O coronel Hudson passou para a reserva do Exército em 1998. Seu último posto foi no Comando da 7ª Região Militar/7ª Divisão de Exército, no Recife (PE).

Quando o coronel Hudson se aposentou, ele e a mulher retornaram para Resende, cidade no sudoeste do estado do Rio de Janeiro. Alguns anos mais tarde, em 2005, Ana Maria Hudson, mulher do coronel e tia de Ana Cristina, foi nomeada no gabinete de Flávio na Alerj. Ela, porém, sempre foi dona de casa.

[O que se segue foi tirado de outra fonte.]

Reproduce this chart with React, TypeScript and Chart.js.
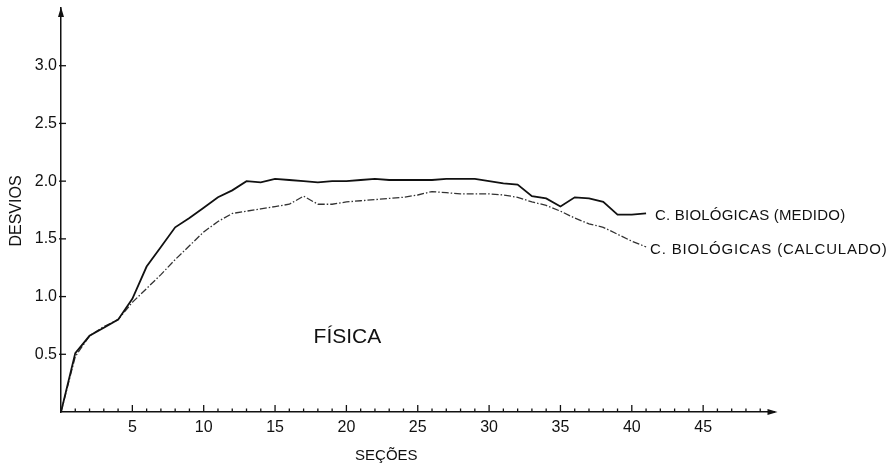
import React, { useEffect, useRef } from "react";
import { Chart, registerables } from "chart.js";

Chart.register(...registerables);

const SECTIONS = [
  0, 1, 2, 3, 4, 5, 6, 7, 8, 9, 10, 11, 12, 13, 14, 15, 16, 17, 18, 19, 20,
  21, 22, 23, 24, 25, 26, 27, 28, 29, 30, 31, 32, 33, 34, 35, 36, 37, 38, 39,
  40, 41,
];
const MEDIDO = [
  0, 0.51, 0.66, 0.73, 0.8, 0.98, 1.26, 1.43, 1.6, 1.68, 1.77, 1.86, 1.92,
  2.0, 1.99, 2.02, 2.01, 2.0, 1.99, 2.0, 2.0, 2.01, 2.02, 2.01, 2.01, 2.01,
  2.01, 2.02, 2.02, 2.02, 2.0, 1.98, 1.97, 1.87, 1.85, 1.78, 1.86, 1.85, 1.82,
  1.71, 1.71, 1.72,
];
const CALCULADO = [
  0, 0.48, 0.66, 0.74, 0.8, 0.95, 1.07, 1.19, 1.32, 1.44, 1.56, 1.65, 1.72,
  1.74, 1.76, 1.78, 1.8, 1.87, 1.8, 1.8, 1.82, 1.83, 1.84, 1.85, 1.86, 1.88,
  1.91, 1.9, 1.89, 1.89, 1.89, 1.88, 1.86, 1.82, 1.79, 1.74, 1.68, 1.63, 1.6,
  1.54, 1.48, 1.43,
];
const X_TICK_LABELS = [5, 10, 15, 20, 25, 30, 35, 40, 45];
const Y_TICK_LABELS = [0.5, 1.0, 1.5, 2.0, 2.5, 3.0];
const SERIES_LABELS = ["C. BIOLÓGICAS (MEDIDO)", "C. BIOLÓGICAS (CALCULADO)"];
const X_TITLE = "SEÇÕES";
const Y_TITLE = "DESVIOS";
const REGION_LABEL = "FÍSICA";

const FONT = '"Liberation Sans", Arial, sans-serif';
const INK = "#111";

const decorPlugin = {
  id: "decor",
  afterDraw(chart: any) {
    const { ctx, chartArea } = chart;
    const xs = chart.scales.x;
    const ys = chart.scales.y;
    const x0 = chartArea.left;
    const y0 = chartArea.bottom;
    ctx.save();
    ctx.strokeStyle = INK;
    ctx.fillStyle = INK;
    ctx.lineWidth = 1.3;
    // x minor/major ticks (upward)
    for (let v = 1; v < 50; v++) {
      const px = xs.getPixelForValue(v);
      const len = v % 5 === 0 ? 7 : 3.5;
      ctx.beginPath();
      ctx.moveTo(px, y0);
      ctx.lineTo(px, y0 - len);
      ctx.stroke();
    }
    // y ticks crossing the axis
    Y_TICK_LABELS.forEach((v) => {
      const py = ys.getPixelForValue(v);
      ctx.beginPath();
      ctx.moveTo(x0 - 2, py);
      ctx.lineTo(x0 + 5, py);
      ctx.stroke();
    });
    // arrows
    ctx.beginPath();
    ctx.moveTo(x0, chartArea.top - 1);
    ctx.lineTo(x0 - 3, chartArea.top + 9);
    ctx.lineTo(x0 + 3, chartArea.top + 9);
    ctx.closePath();
    ctx.fill();
    ctx.beginPath();
    ctx.moveTo(chartArea.right + 3, y0);
    ctx.lineTo(chartArea.right - 7, y0 - 3);
    ctx.lineTo(chartArea.right - 7, y0 + 3);
    ctx.closePath();
    ctx.fill();

    // series labels at line ends
    ctx.font = `15px ${FONT}`;
    ctx.textBaseline = "middle";
    ctx.textAlign = "left";
    const offs = [
      [9, 2, 0.2],
      [4, 3, 0.8],
    ];
    chart.data.datasets.forEach((_: any, i: number) => {
      const meta = chart.getDatasetMeta(i);
      const last = meta.data[meta.data.length - 1];
      if (!last) return;
      (ctx as any).letterSpacing = `${offs[i][2]}px`;
      ctx.fillText(SERIES_LABELS[i], last.x + offs[i][0], last.y + offs[i][1]);
    });
    (ctx as any).letterSpacing = "0px";

    // region label
    ctx.font = `21px ${FONT}`;
    ctx.textBaseline = "alphabetic";
    ctx.fillText(REGION_LABEL, xs.getPixelForValue(17.7), ys.getPixelForValue(0.6));

    // axis titles
    ctx.font = `15px ${FONT}`;
    ctx.textAlign = "center";
    ctx.fillText(X_TITLE, xs.getPixelForValue(22.8), 460);
    ctx.font = `16px ${FONT}`;
    ctx.save();
    ctx.translate(21, (chartArea.top + chartArea.bottom) / 2 + 1);
    ctx.rotate(-Math.PI / 2);
    ctx.fillText(Y_TITLE, 0, 0);
    ctx.restore();
    ctx.restore();
  },
};

export default function App() {
  const ref = useRef<HTMLCanvasElement>(null);
  useEffect(() => {
    if (!ref.current) return;
    Chart.defaults.font.family = FONT;
    const chart = new Chart(ref.current, {
      type: "line",
      data: {
        datasets: [
          {
            label: SERIES_LABELS[0],
            data: SECTIONS.map((s, i) => ({ x: s, y: MEDIDO[i] })),
            borderColor: INK,
            borderWidth: 1.8,
            pointRadius: 0,
            tension: 0,
          },
          {
            label: SERIES_LABELS[1],
            data: SECTIONS.map((s, i) => ({ x: s, y: CALCULADO[i] })),
            borderColor: "#333",
            borderWidth: 1.3,
            borderDash: [7, 2, 1.5, 2],
            pointRadius: 0,
            tension: 0,
          },
        ],
      },
      options: {
        responsive: false,
        animation: false,
        layout: { padding: { left: 0, top: 8, right: 116.5, bottom: 0 } },
        plugins: {
          legend: { display: false },
          tooltip: { enabled: false },
        },
        scales: {
          x: {
            type: "linear",
            min: 0,
            max: 50,
            grid: { display: false, drawTicks: false, tickLength: 0 },
            border: { display: true, color: INK, width: 1.5 },
            ticks: {
              stepSize: 1,
              autoSkip: false,
              maxRotation: 0,
              padding: 6,
              color: INK,
              font: { size: 16 },
              callback: (v: any) => (X_TICK_LABELS.includes(Number(v)) ? String(v) : ""),
            },
            afterFit: (s: any) => {
              s.height = 53;
              s.paddingLeft = 0;
              s.paddingRight = 0;
            },
          },
          y: {
            type: "linear",
            min: 0,
            max: 3.5,
            grid: { display: false, drawTicks: false, tickLength: 0 },
            border: { display: true, color: INK, width: 1.5 },
            ticks: {
              stepSize: 0.5,
              padding: 4,
              color: INK,
              font: { size: 16 },
              callback: (v: any) =>
                Y_TICK_LABELS.includes(Number(v)) ? Number(v).toFixed(1) : "",
            },
            afterFit: (s: any) => {
              s.width = 61;
              s.paddingTop = 0;
              s.paddingBottom = 0;
            },
          },
        },
      },
      plugins: [decorPlugin],
    });
    return () => chart.destroy();
  }, []);
  return (
    <div style={{ position: "absolute", left: 0, top: 0, width: 891, height: 465, background: "#fff" }}>
      <canvas ref={ref} width={891} height={465} style={{ display: "block" }} />
    </div>
  );
}
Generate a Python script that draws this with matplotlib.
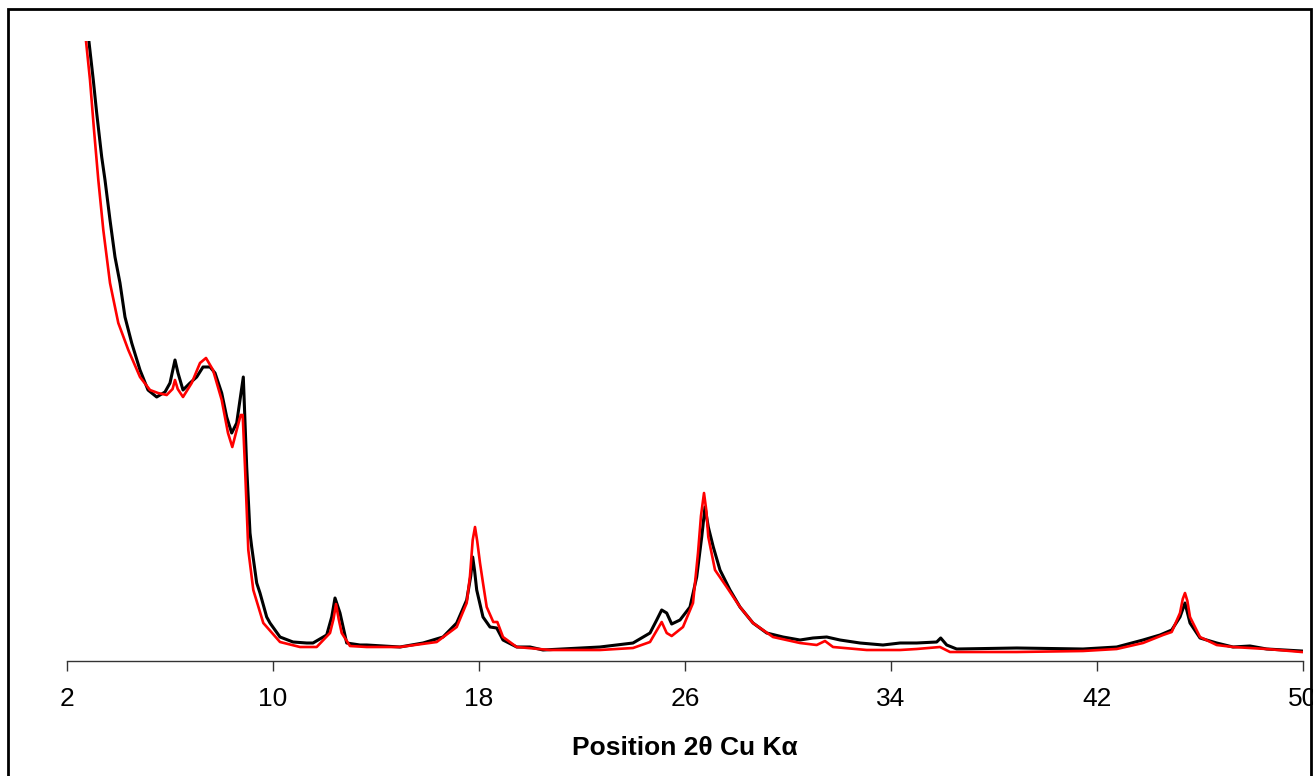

Em 2008, o então estudante de Direito Guilherme de Siqueira Hudson, filho do coronel, se tornou chefe de gabinete do vereador Carlos Bolsonaro no lugar de Ana Cristina, recém separada de Bolsonaro. O filho do coronel ficou nomeado no cargo -o posto mais alto do gabinete— até o fim de 2017.

Na maior parte do tempo que foi funcionário da Câmara Municipal do Rio, morou na cidade de Resende e nunca teve crachá funcional. Além de Guilherme Hudson, o filho, outras duas noras do coronel Hudson também constaram como assessoras de Carlos, mas viviam em Resende.

Reportagem de Caio Sartori no jornal O Estado de S. Paulo, no ano passado, mostrou que o coronel Hudson comprou, em dinheiro vivo, um terreno de Jair Bolsonaro e Ana Cristina Siqueira Valle, em 2008. Em valores atuais, a compra passa de R$ 70 mil.

Outra reportagem da colunista Juliana Dal Piva e dos repórteres Chico Otavio e João Paulo Saconi, publicada no jornal O Globo, também revelou que o coronel Hudson e seu filho Guilherme, ex-assessor de Carlos, estiveram no gabinete do vereador em outubro de 2019, dias antes de comparecer a um depoimento no MP-RJ para a investigação sobre o gabinete do 02.